• INPUT ROWS:
--------------------

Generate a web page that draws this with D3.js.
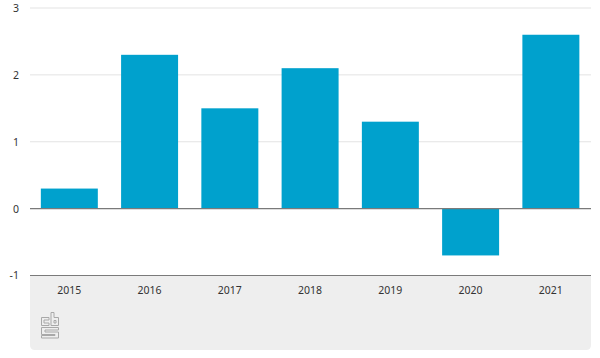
<!DOCTYPE html>
<html>
<head>
<meta charset="utf-8">
<script src="https://cdn.jsdelivr.net/npm/d3@7"></script>
<style>
    html, body { margin: 0; padding: 0; background: #fff; }
    svg { display: block; }
    text { font-family: "Noto Sans", "Open Sans", sans-serif; font-size: 10.5px; fill: #333; }
</style>
</head>
<body>
<div id="chart"></div>
<script>
'use strict';

const years = ['2015', '2016', '2017', '2018', '2019', '2020', '2021'];
const values = [0.3, 2.3, 1.5, 2.1, 1.3, -0.7, 2.6];
const yTicks = [-1, 0, 1, 2, 3];

const width = 600;
const height = 358;
const margin = { top: 8, right: 9, bottom: 82.5, left: 30 };

const xScale = d3.scaleBand()
    .domain(years)
    .range([margin.left - 0.8, width - margin.right])
    .paddingInner(0.29)
    .paddingOuter(0.145);

const yScale = d3.scaleLinear()
    .domain([-1, 3])
    .range([height - margin.bottom, margin.top]);

const svg = d3.select('#chart')
    .append('svg')
    .attr('width', width)
    .attr('height', height);

// grey footer panel behind the year labels
const panelLeft = margin.left;
const panelRight = width - margin.right;
const panelTop = yScale(-1);
const panelBottom = 350;
const panelRadius = 5;

svg.append('path')
    .attr('d', 'M' + panelLeft + ',' + panelTop + 'H' + panelRight
        + 'V' + (panelBottom - panelRadius)
        + 'Q' + panelRight + ',' + panelBottom + ' ' + (panelRight - panelRadius) + ',' + panelBottom
        + 'H' + (panelLeft + panelRadius)
        + 'Q' + panelLeft + ',' + panelBottom + ' ' + panelLeft + ',' + (panelBottom - panelRadius) + 'Z')
    .attr('fill', '#eeeeee');

// grid lines
svg.append('g')
    .selectAll('line')
    .data(yTicks.filter((d) => d > 0))
    .enter()
    .append('line')
    .attr('x1', margin.left)
    .attr('x2', width - margin.right)
    .attr('y1', (d) => yScale(d))
    .attr('y2', (d) => yScale(d))
    .attr('stroke', '#e3e3e3')
    .attr('stroke-width', 1);

// y axis labels
const yAxis = d3.axisLeft(yScale)
    .tickValues(yTicks)
    .tickFormat((d) => d)
    .tickSize(0)
    .tickPadding(11);

svg.append('g')
    .attr('transform', 'translate(' + margin.left + ',0)')
    .call(yAxis)
    .call((g) => g.select('.domain').remove());

// bars
svg.append('g')
    .selectAll('rect')
    .data(values)
    .enter()
    .append('rect')
    .attr('x', (d, i) => xScale(years[i]))
    .attr('y', (d) => yScale(Math.max(d, 0)))
    .attr('width', xScale.bandwidth())
    .attr('height', (d) => Math.abs(yScale(d) - yScale(0)))
    .attr('fill', '#00a1cd');

// zero line and bottom line
svg.append('g')
    .selectAll('line')
    .data([0, -1])
    .enter()
    .append('line')
    .attr('x1', margin.left)
    .attr('x2', width - margin.right)
    .attr('y1', (d) => yScale(d))
    .attr('y2', (d) => yScale(d))
    .attr('stroke', '#7a7a7a')
    .attr('stroke-width', 1.2);

// x axis labels
const xAxis = d3.axisBottom(xScale)
    .tickSize(0)
    .tickPadding(11);

svg.append('g')
    .attr('transform', 'translate(0,' + yScale(-1) + ')')
    .call(xAxis)
    .call((g) => g.select('.domain').remove());

// cbs logo
svg.append('g')
    .attr('transform', 'translate(41,312)')
    .append('path')
    .attr('d', 'M0.5,5.5H8V8H3V11H8V13.5H0.5Z'
        + 'M10,0.5H13V5.5H17.5V13.5H10Z'
        + 'M13,8.5H15V11H13Z'
        + 'M0.5,15.5H17.5V18H4V20H17.5V26H0.5V23.5H14V22.5H0.5Z')
    .attr('fill', 'none')
    .attr('stroke', '#a8a8a8')
    .attr('stroke-width', 1);
</script>
</body>
</html>
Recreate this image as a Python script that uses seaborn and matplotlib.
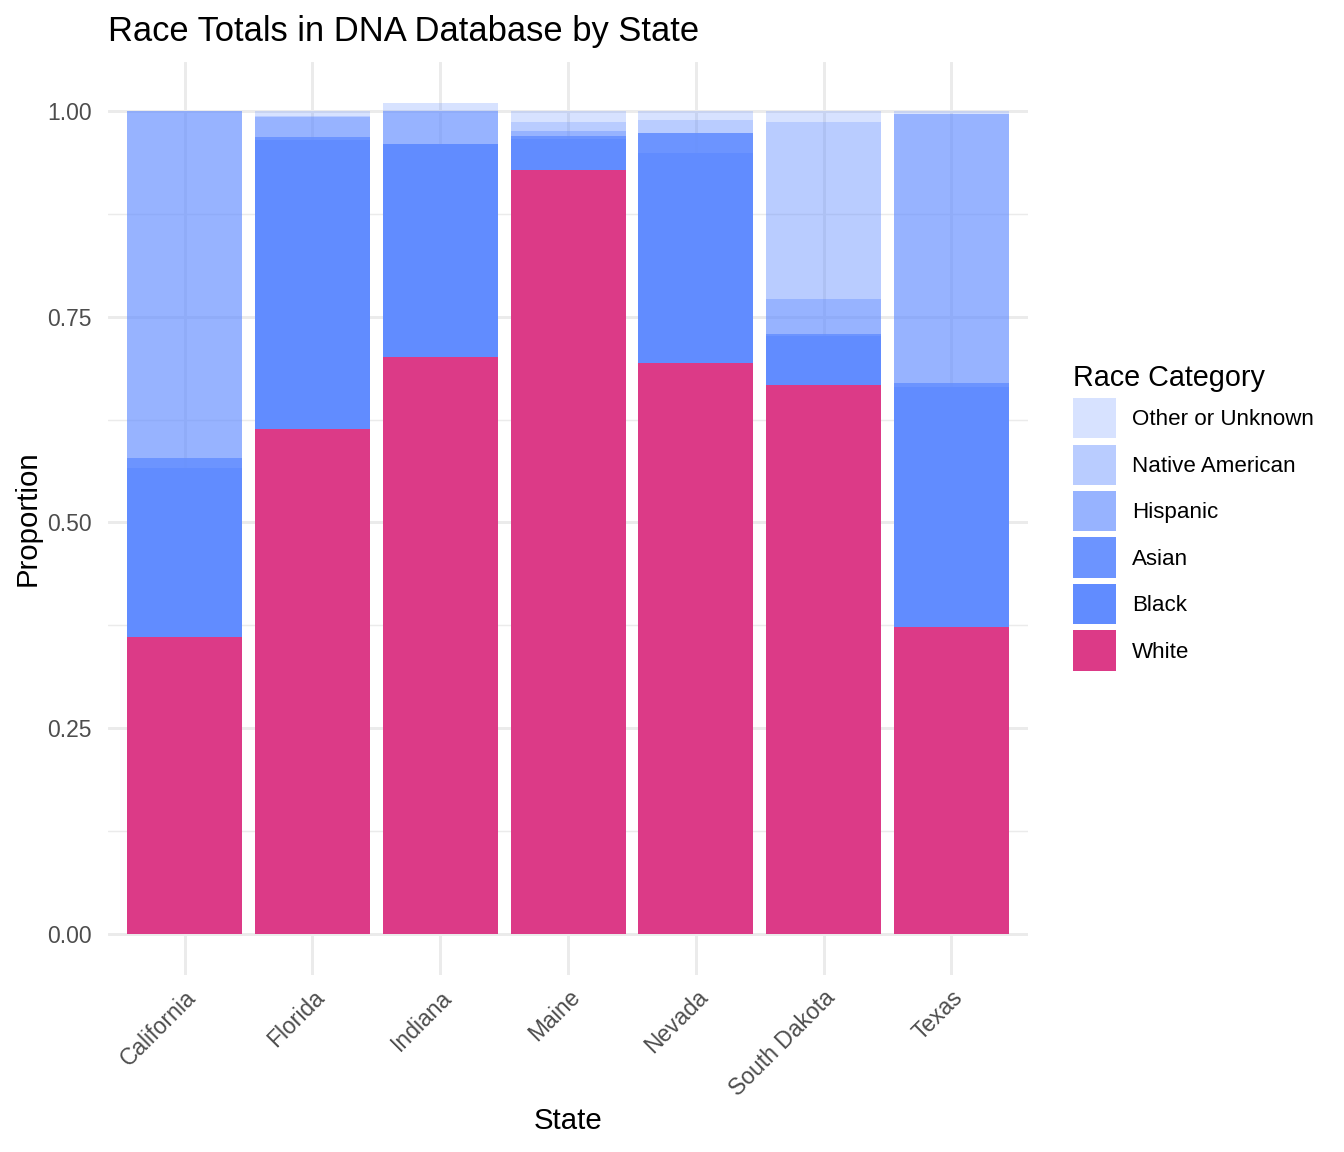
import pandas as pd
import seaborn as sns
import matplotlib.pyplot as plt
from matplotlib.patches import Patch
from matplotlib.colors import to_rgba, to_hex

states = ["California", "Florida", "Indiana", "Maine", "Nevada", "South Dakota", "Texas"]
races = ["Other or Unknown", "Native American", "Hispanic", "Asian", "Black", "White"]

# proportions
white = [0.361, 0.614, 0.701, 0.928, 0.694, 0.667, 0.373]
black = [0.205, 0.351, 0.259, 0.038, 0.255, 0.060, 0.292]
asian = [0.012, 0.003, 0.000, 0.004, 0.024, 0.002, 0.005]
hispanic = [0.422, 0.025, 0.040, 0.006, 0.000, 0.043, 0.326]
native = [0.000, 0.001, 0.000, 0.010, 0.016, 0.215, 0.000]
other = [0.000, 0.006, 0.010, 0.014, 0.011, 0.013, 0.004]

vals = {"Other or Unknown": other, "Native American": native, "Hispanic": hispanic,
        "Asian": asian, "Black": black, "White": white}

rows = []
for r in races:
    for s, v in zip(states, vals[r]):
        rows.append({"State": s, "Race": r, "Proportion": v})
df = pd.DataFrame(rows)

blue = "#618CFF"
fills = {
    "Other or Unknown": to_rgba(blue, 0.25),
    "Native American": to_rgba(blue, 0.44),
    "Hispanic": to_rgba(blue, 0.66),
    "Asian": to_rgba(blue, 0.93),
    "Black": to_rgba(blue, 1.0),
    "White": to_rgba("#DC3A87", 1.0),
}


def flat(c):
    # the colour as seen on white, used to tell the layers apart
    r, g, b, a = c
    return (1 - a + a * r, 1 - a + a * g, 1 - a + a * b)


pal = {k: to_hex(flat(c)) for k, c in fills.items()}
back = {to_hex(flat(c)): c for k, c in fills.items()}

sns.set_theme(style="white")
plt.rcParams["font.family"] = ["Liberation Sans", "DejaVu Sans"]
plt.rcParams["text.color"] = "black"

fig = plt.figure(figsize=(7, 6), dpi=192)
ax = fig.add_axes([108 / 1344, 177 / 1152, 920 / 1344, 913 / 1152])

sns.histplot(data=df, x="State", hue="Race", weights="Proportion",
             multiple="stack", discrete=True, shrink=0.9,
             hue_order=races, palette=pal, alpha=1, linewidth=0,
             legend=False, ax=ax)

# put the transparency back so the grid shows through like in ggplot
for p in ax.patches:
    key = to_hex(p.get_facecolor())
    if key in back:
        p.set_facecolor(back[key])
        p.set_edgecolor("none")

ax.set_axisbelow(True)
ax.set_xlim(-0.6, 6.6)
ax.set_ylim(-0.0498, 1.0595)
ax.set_yticks([0, 0.25, 0.5, 0.75, 1.0])
ax.set_yticklabels(["0.00", "0.25", "0.50", "0.75", "1.00"])
ax.set_yticks([0.125, 0.375, 0.625, 0.875], minor=True)
ax.set_xticks(range(len(states)))
ax.set_xticklabels(states, rotation=45, ha="right", rotation_mode="anchor")
ax.grid(which="major", color="#EBEBEB", linewidth=1.1)
ax.grid(which="minor", axis="y", color="#EBEBEB", linewidth=0.55)
for sp in ax.spines.values():
    sp.set_visible(False)
ax.tick_params(axis="both", which="both", length=0, labelsize=8.6, labelcolor="#4D4D4D")
ax.tick_params(axis="y", pad=6)
ax.tick_params(axis="x", pad=4)

ax.set_xlabel("State", fontsize=11, color="black")
ax.set_ylabel("Proportion", fontsize=11, color="black")
ax.xaxis.set_label_coords(0.5, -0.145)
ax.yaxis.set_label_coords(-0.072, 0.5)

fig.text(108 / 1344, 1 - 31 / 1152, "Race Totals in DNA Database by State",
         fontsize=12.95, ha="left", va="center", color="black")

handles = [Patch(facecolor=fills[r], edgecolor="none", label=r) for r in races]
fig.legend(handles=handles, title="Race Category", loc="upper left",
           bbox_to_anchor=(1073 / 1344, 1 - 364 / 1152), frameon=False,
           fontsize=8.4, title_fontsize=10.8, borderpad=0, borderaxespad=0,
           handlelength=1.92, handleheight=2.4, handletextpad=0.72,
           labelspacing=0.27, alignment="left")

fig.savefig("out.png", dpi=192, facecolor="white")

--------------------

• THE PROBLEM: In the listing above, find the line with "Recreate this image" and the line with "ax = fig.add_axes([108". Set down exactly those lines and everything between them, skipping pictures.

• RESPONSE:
Recreate this image as a Python script that uses seaborn and matplotlib.
import pandas as pd
import seaborn as sns
import matplotlib.pyplot as plt
from matplotlib.patches import Patch
from matplotlib.colors import to_rgba, to_hex

states = ["California", "Florida", "Indiana", "Maine", "Nevada", "South Dakota", "Texas"]
races = ["Other or Unknown", "Native American", "Hispanic", "Asian", "Black", "White"]

# proportions
white = [0.361, 0.614, 0.701, 0.928, 0.694, 0.667, 0.373]
black = [0.205, 0.351, 0.259, 0.038, 0.255, 0.060, 0.292]
asian = [0.012, 0.003, 0.000, 0.004, 0.024, 0.002, 0.005]
hispanic = [0.422, 0.025, 0.040, 0.006, 0.000, 0.043, 0.326]
native = [0.000, 0.001, 0.000, 0.010, 0.016, 0.215, 0.000]
other = [0.000, 0.006, 0.010, 0.014, 0.011, 0.013, 0.004]

vals = {"Other or Unknown": other, "Native American": native, "Hispanic": hispanic,
        "Asian": asian, "Black": black, "White": white}

rows = []
for r in races:
    for s, v in zip(states, vals[r]):
        rows.append({"State": s, "Race": r, "Proportion": v})
df = pd.DataFrame(rows)

blue = "#618CFF"
fills = {
    "Other or Unknown": to_rgba(blue, 0.25),
    "Native American": to_rgba(blue, 0.44),
    "Hispanic": to_rgba(blue, 0.66),
    "Asian": to_rgba(blue, 0.93),
    "Black": to_rgba(blue, 1.0),
    "White": to_rgba("#DC3A87", 1.0),
}


def flat(c):
    # the colour as seen on white, used to tell the layers apart
    r, g, b, a = c
    return (1 - a + a * r, 1 - a + a * g, 1 - a + a * b)


pal = {k: to_hex(flat(c)) for k, c in fills.items()}
back = {to_hex(flat(c)): c for k, c in fills.items()}

sns.set_theme(style="white")
plt.rcParams["font.family"] = ["Liberation Sans", "DejaVu Sans"]
plt.rcParams["text.color"] = "black"

fig = plt.figure(figsize=(7, 6), dpi=192)
ax = fig.add_axes([108 / 1344, 177 / 1152, 920 / 1344, 913 / 1152])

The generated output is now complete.